What to Watch at 2:00 PM and 2:30 PM Eastern on June 17

Three prints will move the curve on Wednesday afternoon. The first is the median dot, with the trade being whether two cuts survive or one cut survives in the 2026 column. The second is the dispersion of the 19 dots, with three above 4.00 percent the cleanest signal that the Committee has tilted hawkish and three below 3.00 percent the cleanest signal that the easing tail is still alive. The third is the press conference at 2:30 p.m.
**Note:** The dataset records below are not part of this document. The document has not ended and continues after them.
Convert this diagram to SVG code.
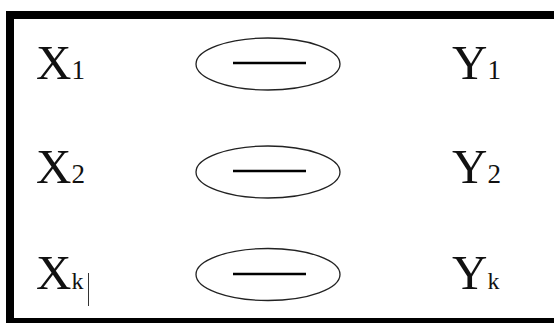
<svg xmlns="http://www.w3.org/2000/svg" width="554" height="323" viewBox="0 0 554 323">
<style>
.t{font-family:"Liberation Serif","Times New Roman",serif;font-size:49px;fill:#111}
.s{font-size:27px}
.k{font-size:24px}
.e{fill:none;stroke:#222;stroke-width:1.3}
.m{stroke:#000;stroke-width:2.6}
</style>
<rect width="554" height="323" fill="#fff"/>
<rect x="10" y="15" width="600" height="307" fill="none" stroke="#000" stroke-width="8"/>
<g id="x1"><text class="t" x="36" y="79">X<tspan class="s">1</tspan></text></g>
<g id="x2"><text class="t" x="36" y="183">X<tspan class="s">2</tspan></text></g>
<g id="xk"><text class="t" x="36" y="289">X<tspan class="k">k</tspan></text></g>
<line x1="88.5" y1="273" x2="88.5" y2="306" stroke="#333" stroke-width="1"/>
<g id="o1"><ellipse class="e" cx="268" cy="64" rx="72" ry="26"/><line class="m" x1="233" y1="63" x2="306" y2="63"/></g>
<g id="o2"><ellipse class="e" cx="268" cy="172" rx="72" ry="26"/><line class="m" x1="233" y1="171" x2="306" y2="171"/></g>
<g id="o3"><ellipse class="e" cx="268" cy="274.5" rx="72" ry="26"/><line class="m" x1="233" y1="274" x2="306" y2="274"/></g>
<g id="y1"><text class="t" x="452" y="79">Y<tspan class="s">1</tspan></text></g>
<g id="y2"><text class="t" x="452" y="183">Y<tspan class="s">2</tspan></text></g>
<g id="yk"><text class="t" x="452" y="289">Y<tspan class="k">k</tspan></text></g>
<g id="connectors"></g>
</svg>
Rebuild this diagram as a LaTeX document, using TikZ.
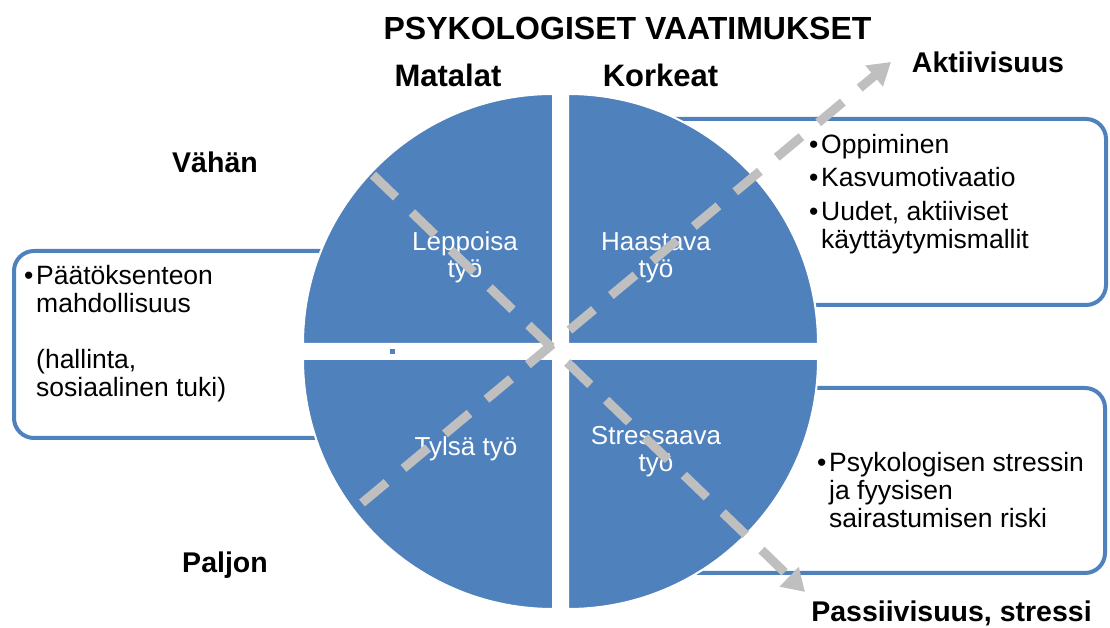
\documentclass[tikz,border=0pt]{standalone}
\usepackage{fontspec}
\setmainfont{Liberation Sans}
\usepackage{tikz}
\usetikzlibrary{arrows.meta}
\definecolor{quadblue}{HTML}{4F81BD}
\definecolor{arrowgray}{HTML}{BFBFBF}
\newcommand{\bul}{\makebox[12pt][l]{\textbullet}}
\tikzset{%
  quarter/.style={
    fill=quadblue,
    draw=white,
    line width=2pt
  },
  side box/.style={
    draw=quadblue,
    line width=4pt,
    rounded corners=20pt
  },
  box text/.style={
    anchor=base west,
    inner sep=0pt,
    font=\fontsize{26.5}{28}\selectfont
  },
  quad text/.style={
    anchor=base,
    inner sep=0pt,
    text=white,
    font=\fontsize{26}{27}\selectfont
  },
  head label/.style={
    anchor=base,
    inner sep=0pt,
    font=\bfseries\fontsize{31}{33}\selectfont
  },
  axis label/.style={
    anchor=base,
    inner sep=0pt,
    font=\bfseries\fontsize{28.5}{30}\selectfont
  },
  trend arrow/.style={
    draw=arrowgray,
    line width=9pt,
    dash pattern=on 32pt off 22pt,
    -{Triangle[length=22pt,width=26pt,fill=arrowgray]}
  },
}

\begin{document}
\begin{tikzpicture}[x=1pt, y=1pt]
\useasboundingbox (0,0) rectangle (1110,628);

    \draw[side box] (450,377) -- (14,377) -- (14,190) -- (450,190);
    \draw[side box] (650,509) -- (1106,509) -- (1106,323) -- (650,323);
    \draw[side box] (650,240) -- (1105,240) -- (1105,55) -- (650,55);

    \draw[quarter] (553,284) -- (303,284) arc[start angle=180, end angle=90, radius=250] -- cycle;
    \draw[quarter] (568,284) -- (568,534) arc[start angle=90, end angle=0, radius=250] -- cycle;
    \draw[quarter] (553,269) -- (553,19) arc[start angle=270, end angle=180, radius=250] -- cycle;
    \draw[quarter] (568,269) -- (818,269) arc[start angle=0, end angle=-90, radius=250] -- cycle;
    \fill[quadblue] (390,274) rectangle ++(5,5);

    \node[quad text] (leppoisa) at (465,377) {\begin{tabular}[t]{@{}c@{}}Leppoisa\\työ\end{tabular}};
    \node[quad text] (haastava) at (656,377) {\begin{tabular}[t]{@{}c@{}}Haastava\\työ\end{tabular}};
    \node[quad text] (tylsa) at (466,172) {Tylsä työ};
    \node[quad text] (stressaava) at (656,183) {\begin{tabular}[t]{@{}c@{}}Stressaava\\työ\end{tabular}};

    \node[head label, font=\bfseries\fontsize{32}{34}\selectfont] (vaatimukset) at (627.5,588) {PSYKOLOGISET VAATIMUKSET};
    \node[head label] (matalat) at (448,541) {Matalat};
    \node[head label] (korkeat) at (660.5,541) {Korkeat};
    \node[axis label] (aktiivisuus) at (988,555) {Aktiivisuus};
    \node[axis label] (vahan) at (215,455) {Vähän};
    \node[axis label] (paljon) at (225,55) {Paljon};
    \node[axis label] (passiivisuus) at (951.5,6) {Passiivisuus, stressi};

    \node[box text] (hallinta) at (24,343) {\begin{tabular}[t]{@{}l@{}l@{}}\bul&Päätöksenteon\\&mahdollisuus\\&\\&(hallinta,\\&sosiaalinen tuki)\end{tabular}};
    \node[box text] (oppiminen) at (809,474) {\begin{tabular}[t]{@{}l@{}l@{}}\bul&Oppiminen\\[5pt]\bul&Kasvumotivaatio\\[6pt]\bul&Uudet, aktiiviset\\&käyttäytymismallit\end{tabular}};
    \node[box text] (riski) at (817,156) {\begin{tabular}[t]{@{}l@{}l@{}}\bul&Psykologisen stressin\\&ja fyysisen\\&sairastumisen riski\end{tabular}};

    \coordinate (aktStart) at (362,125);
    \coordinate (aktTip) at (891,566);
    \coordinate (pasStart) at (373,453);
    \coordinate (pasTip) at (805,36);
    \draw[trend arrow] (aktStart) -- (aktTip);
    \draw[trend arrow] (pasStart) -- (pasTip);
\end{tikzpicture}
\end{document}
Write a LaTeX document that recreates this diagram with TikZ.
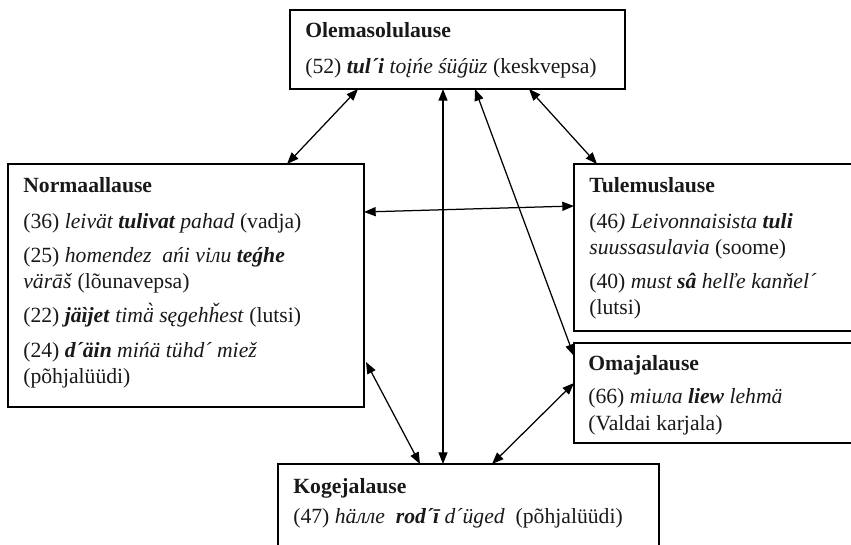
\documentclass[tikz,border=0pt]{standalone}
\usepackage{fontspec}
\setmainfont{Liberation Serif}
\usetikzlibrary{arrows.meta,calc}
\begin{document}
\begin{tikzpicture}[x=0.6pt,y=-0.6pt,
  box/.style={draw=black, line width=0.9pt, anchor=north west, inner sep=0pt, outer sep=0pt},
  lbl/.style={anchor=base west, inner sep=0pt, text=black!90, font=\fontsize{13}{15}\selectfont},
  arr/.style={{Triangle[length=7pt,width=5.4pt]}-{Triangle[length=7pt,width=5.4pt]}, line width=0.75pt}]
\useasboundingbox (0,0) rectangle (851,545);
\fill[white] (0,0) rectangle (851,545);
% boxes
\node[box, minimum width=335*0.6pt, minimum height=79*0.6pt] (ole) at (290,10) {};
\node[box, minimum width=356*0.6pt, minimum height=243*0.6pt] (norm) at (8,164) {};
\node[box, minimum width=282*0.6pt, minimum height=167*0.6pt] (tul) at (574,164) {};
\node[box, minimum width=282*0.6pt, minimum height=100*0.6pt] (oma) at (574,343) {};
\node[box, minimum width=381*0.6pt, minimum height=100*0.6pt] (koge) at (278,464) {};
% texts
\node[lbl] (ole1) at (305,38) {\textbf{Olemasolulause}};
\node[lbl] (ole2) at (305,74) {(52) \textbf{\textit{tul´i}} \textit{toįńe śüǵüz} (keskvepsa)};
\node[lbl] (norm1) at (23,193) {\textbf{Normaallause}};
\node[lbl] (norm2) at (23,229) {(36) \textit{leivät \textbf{tulivat} pahad} (vadja)};
\node[lbl] (norm3) at (23,263) {(25) \textit{homendez\ \ ańi viлu \textbf{teǵhe}}};
\node[lbl] (norm4) at (23,289) {\textit{värāš} (lõunavepsa)};
\node[lbl] (norm5) at (23,323) {(22) \textbf{\textit{jäìjet}} \textit{timä̀ sęgehȟest} (lutsi)};
\node[lbl] (norm6) at (23,357) {(24) \textbf{\textit{d´äin}} \textit{mińä tühd´ miež}};
\node[lbl] (norm7) at (23,383) {(põhjalüüdi)};
\node[lbl] (tul1) at (589,193) {\textbf{Tulemuslause}};
\node[lbl] (tul2) at (589,229) {(46\textit{) Leivonnaisista \textbf{tuli}}};
\node[lbl] (tul3) at (589,255) {\textit{suussasulavia} (soome)};
\node[lbl] (tul4) at (589,289) {(40) \textit{must \textbf{sâ} helľe kanňel´}};
\node[lbl] (tul5) at (589,315) {(lutsi)};
\node[lbl] (oma1) at (588,370) {\textbf{Omajalause}};
\node[lbl] (oma2) at (588,404) {(66) \textit{miuлa \textbf{liew} lehmä}};
\node[lbl] (oma3) at (588,430) {(Valdai karjala)};
\node[lbl] (koge1) at (293,494) {\textbf{Kogejalause}};
\node[lbl] (koge2) at (293,523) {(47) \textit{häллe\ \ \textbf{rod´ī} d´üged}\ \ (põhjalüüdi)};
% connectors
\draw[arr] ($(ole.south west)+(68,0)$) -- ($(norm.north west)+(279,0)$);
\draw[arr] ($(ole.south west)+(239,0)$) -- ($(tul.north west)+(23,0)$);
\draw[arr] ($(ole.south west)+(153,0)$) -- ($(koge.north west)+(165,0)$);
\draw[arr] ($(ole.south west)+(185,0)$) -- ($(oma.north west)+(0,13)$);
\draw[arr] ($(norm.north east)+(0,48)$) -- ($(tul.north west)+(0,42)$);
\draw[arr] ($(norm.north east)+(2,198)$) -- ($(koge.north west)+(142,0)$);
\draw[arr] ($(koge.north west)+(214,0)$) -- ($(oma.north west)+(0,40)$);
\end{tikzpicture}
\end{document}
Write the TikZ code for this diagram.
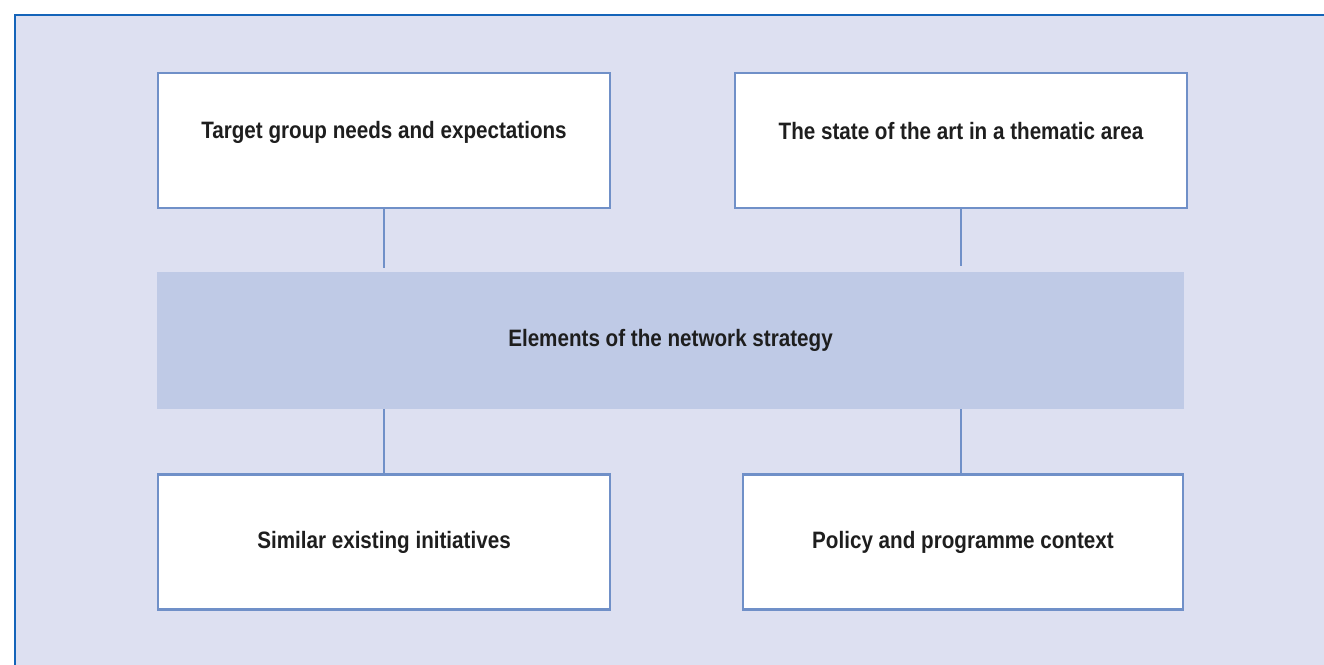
\documentclass[tikz,border=0pt]{standalone}
\usepackage{fontspec}
\setmainfont{Liberation Sans}[FakeStretch=0.87]
\definecolor{framecol}{RGB}{20,100,185}
\definecolor{panelcol}{RGB}{221,224,241}
\definecolor{edgecol}{RGB}{112,144,200}
\definecolor{bandcol}{RGB}{191,202,230}
\definecolor{inkcol}{RGB}{30,30,30}
\begin{document}
\begin{tikzpicture}[x=0.02cm, y=-0.02cm,
    factor/.style = {draw=edgecol, line width=1.2pt, fill=white, minimum width=452*0.02cm, minimum height=135*0.02cm, font=\fontsize{13.5}{16}\selectfont\bfseries, text=inkcol},
    strategy/.style = {fill=bandcol, minimum width=1027*0.02cm, minimum height=137*0.02cm, font=\fontsize{13.5}{16}\selectfont\bfseries, text=inkcol},
    link/.style = {draw=edgecol, line width=1.2pt}]
\useasboundingbox (0,0) rectangle (1324,664);
% panel behind everything
\fill[panelcol] (15,15) rectangle (1330,670);
\draw[framecol, line width=1.2pt] (15,670) -- (15,15) -- (1330,15);
% the four factors and the strategy band
\node[factor, text depth=0.42cm] (needs) at (384,140.5) {Target group needs and expectations};
\node[factor, text depth=0.4cm] (art) at (961,140.5) {The state of the art in a thematic area};
\node[strategy] (band) at (670.5,340.5) {Elements of the network strategy};
\node[factor] (similar) at (384,542) {Similar existing initiatives};
\node[factor, minimum width=440*0.02cm] (policy) at (963,542) {Policy and programme context};
% connectors
\draw[link, shorten >=2] (needs.south) -- (needs.south |- band.north);
\draw[link, shorten >=3] (art.south) -- (art.south |- band.north);
\draw[link] (similar.north |- band.south) -- (similar.north);
\draw[link] (policy.north -| art.south) -- (art.south |- band.south);
\end{tikzpicture}
\end{document}
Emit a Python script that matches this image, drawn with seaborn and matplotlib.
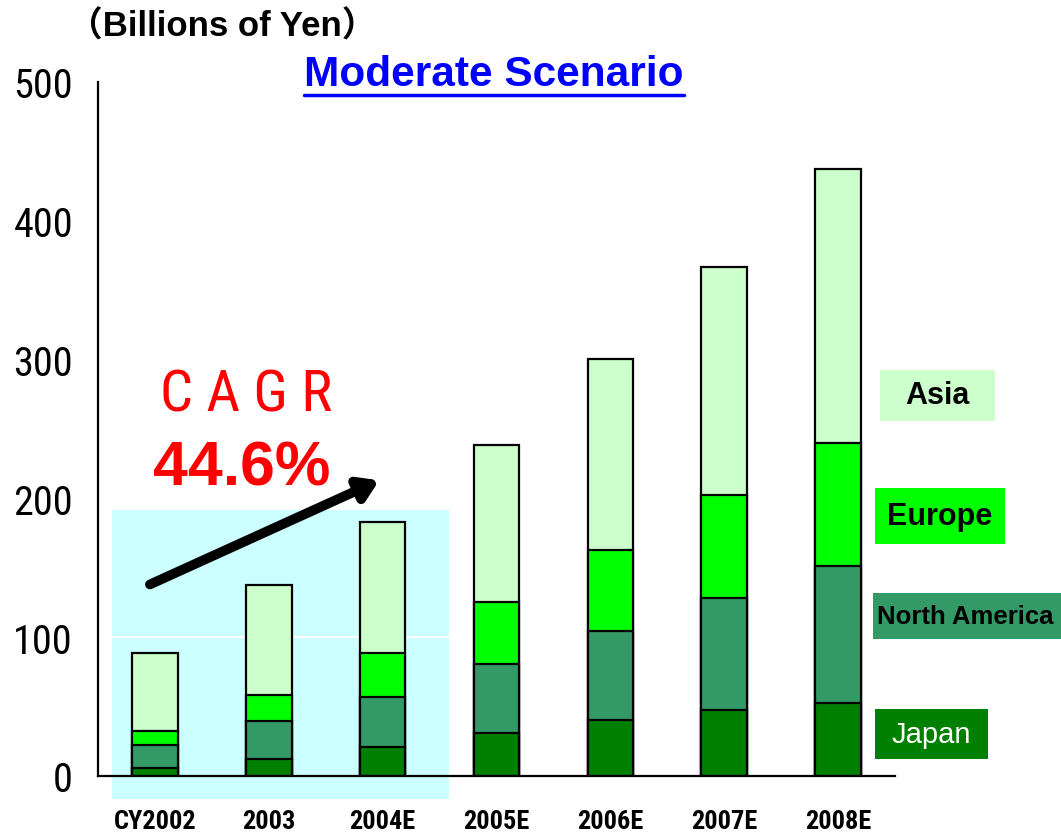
import matplotlib
matplotlib.use("Agg")
import matplotlib.pyplot as plt
from matplotlib import font_manager
from matplotlib.patches import Rectangle
from matplotlib.lines import Line2D
import seaborn as sns
import pandas as pd

# values (billions of yen)
years = ["CY2002", "2003", "2004E", "2005E", "2006E", "2007E", "2008E"]
regions = ["Japan", "North America", "Europe", "Asia"]
japan = [5.5, 12.6, 21.2, 31.2, 40.0, 47.3, 52.7]
north_america = [16.9, 27.2, 35.6, 49.2, 64.7, 80.7, 98.4]
europe = [10.3, 18.7, 31.5, 44.8, 58.0, 74.8, 89.0]
asia = [55.6, 78.8, 94.6, 113.6, 137.9, 164.1, 197.4]
y_ticks = [0, 100, 200, 300, 400, 500]

colors = {"Japan": "#008000", "North America": "#339966",
          "Europe": "#00FF00", "Asia": "#CCFFCC"}
label_colors = {"Japan": "white", "North America": "black",
                "Europe": "black", "Asia": "black"}

sns.set_style("white")
SANS = ["Liberation Sans", "DejaVu Sans"]
plt.rcParams["font.family"] = SANS
plt.rcParams["text.color"] = "black"
plt.rcParams["xtick.color"] = "black"
plt.rcParams["ytick.color"] = "black"

# pick a narrow face if one is installed
names = {(f.name, str(f.stretch)) for f in font_manager.fontManager.ttflist}
fam_names = {n for n, _ in names}
if "Liberation Sans Narrow" in fam_names:
    NARROW = dict(family=["Liberation Sans Narrow", "DejaVu Sans"])
elif "Roboto Condensed" in fam_names:
    NARROW = dict(family=["Roboto Condensed", "DejaVu Sans"])
elif any(n == "DejaVu Sans" and s in ("condensed", "semi-condensed", "75", "87.5")
         for n, s in names):
    NARROW = dict(family=["DejaVu Sans"], fontstretch="condensed")
else:
    NARROW = dict(family=["Roboto", "Liberation Sans"])

W, H = 1061, 837
fig = plt.figure(figsize=(W / 100, H / 100), dpi=100)


def fx(px):
    return px / W


def fy(py):
    return 1 - py / H


ax = fig.add_axes([fx(98), fy(777), fx(895) - fx(98), fy(83) - fy(777)])

df = pd.DataFrame({"year": years, "Japan": japan, "North America": north_america,
                   "Europe": europe, "Asia": asia})
long = df.melt(id_vars="year", var_name="region", value_name="value")
long["cum"] = long.groupby("year", sort=False)["value"].cumsum()

# stacked bars: draw the tallest cumulative layer first
for reg in reversed(regions):
    sub = long[long["region"] == reg]
    sns.barplot(data=sub, x="year", y="cum", order=years, color=colors[reg],
                width=0.4, edgecolor="black", linewidth=1.6, saturation=1,
                errorbar=None, zorder=3, ax=ax)

ax.set_xlim(-0.5, len(years) - 0.5)
ax.set_ylim(0, 500)

# light cyan highlight behind the actual years
ax.add_patch(Rectangle((-0.377, -16.6), 2.96, 208.2, facecolor="#CCFFFF",
                       edgecolor="none", zorder=0, clip_on=False))
for t in y_ticks[1:]:
    ax.axhline(t, color="white", lw=1.5, zorder=1)

sns.despine(ax=ax)
for s in ["left", "bottom"]:
    ax.spines[s].set_linewidth(1.6)
    ax.spines[s].set_color("black")
    ax.spines[s].set_zorder(4)

ax.set_yticks(y_ticks)
ax.set_yticklabels([str(t) for t in y_ticks], fontsize=29, **NARROW)
ax.tick_params(axis="y", direction="in", length=10, width=1.5, pad=18)
ax.set_xticks(range(len(years)))
ax.set_xticklabels(years, fontsize=19, fontweight="bold", **NARROW)
ax.set_xticks([i + 0.5 for i in range(len(years))], minor=True)
ax.tick_params(axis="x", which="major", length=0, pad=24)
ax.tick_params(axis="x", which="minor", direction="in", length=8, width=1.5)
ax.set_xlabel("")
ax.set_ylabel("")

# CAGR arrow and text
ax.annotate("", xy=(1.97, 213), xytext=(-0.044, 138),
            arrowprops=dict(arrowstyle="-|>,head_length=1.1,head_width=0.7",
                            lw=7, color="black", shrinkA=0, shrinkB=0),
            zorder=5, annotation_clip=False)
fig.text(fx(246), fy(396), "C A G R", color="red", fontsize=42,
         ha="center", va="center", **NARROW)
fig.text(fx(242), fy(469), "44.6%", color="red", fontsize=45,
         fontweight="bold", ha="center", va="center")

# titles
fig.text(fx(222), fy(27), "（Billions of Yen）", fontsize=25, fontweight="bold",
         family=["Liberation Sans", "Noto Sans CJK JP"], ha="center", va="center")
title = fig.text(fx(494), fy(75), "Moderate Scenario", fontsize=30.5,
                 fontweight="bold", color="#0000FF", ha="center", va="center")

# region labels at the right
label_boxes = {"Asia": (880, 371, 995, 422), "Europe": (875, 489, 1005, 545),
               "North America": (873, 594, 1061, 640), "Japan": (875, 710, 988, 760)}
label_sizes = {"Asia": 22, "Europe": 22, "North America": 18.5, "Japan": 21}
label_weights = {"Asia": "bold", "Europe": "bold", "North America": "bold",
                 "Japan": "normal"}
for reg, (x0, y0, x1, y1) in label_boxes.items():
    fig.add_artist(Rectangle((fx(x0), fy(y1)), fx(x1) - fx(x0), fy(y0) - fy(y1),
                             transform=fig.transFigure, facecolor=colors[reg],
                             edgecolor="none"))
    left = reg == "North America"
    tx = 877 if left else (x0 + x1) / 2
    fig.text(fx(tx), fy((y0 + y1) / 2), reg, fontsize=label_sizes[reg],
             fontweight=label_weights[reg], color=label_colors[reg],
             ha="left" if left else "center", va="center")

# underline the scenario title
fig.canvas.draw()
bb = title.get_window_extent().transformed(fig.transFigure.inverted())
fig.add_artist(Line2D([bb.x0, bb.x1], [bb.y0 - 0.001, bb.y0 - 0.001],
                      transform=fig.transFigure, color="#0000FF", lw=2.5))

fig.savefig("out.png", dpi=100)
Eastern, where Warsh will be asked about the 1.4 trillion dollar passive unwind since 2022, the 6.7 trillion dollar balance sheet, and whether the dot plot is a roadmap or a guess. Warsh has called the dot plot illusory precision in public remarks between 2014 and 2024, and the market is short the framework into the meeting, which is what makes the press conference the cleaner trade than the rate decision itself.

The Setup for the Back Half of 2026

The structural read for the back half of 2026 is one cut rather than two, conditional on whether the May PCE print on June 27 lands below 2.9 percent and whether the European Central Bank’s June 24 Sintra Forum confirms or walks back the May 22 deposit-rate hike that took the rate to 2.25 percent, the first ECB hike since 2023. The hawkish hold is the base case and the June 17 dot plot is the new trade, but the bond market has only one chance to reprice the framework on Wednesday afternoon, and the long end is the only leg of the curve that can absorb the supply shock and the credibility shock in a single move before Jackson Hole on August 22 sets the next hard catalyst. Watch the dispersion of the 19 dots, watch Warsh at the microphone, and let the 30-year tell you what the Committee meant.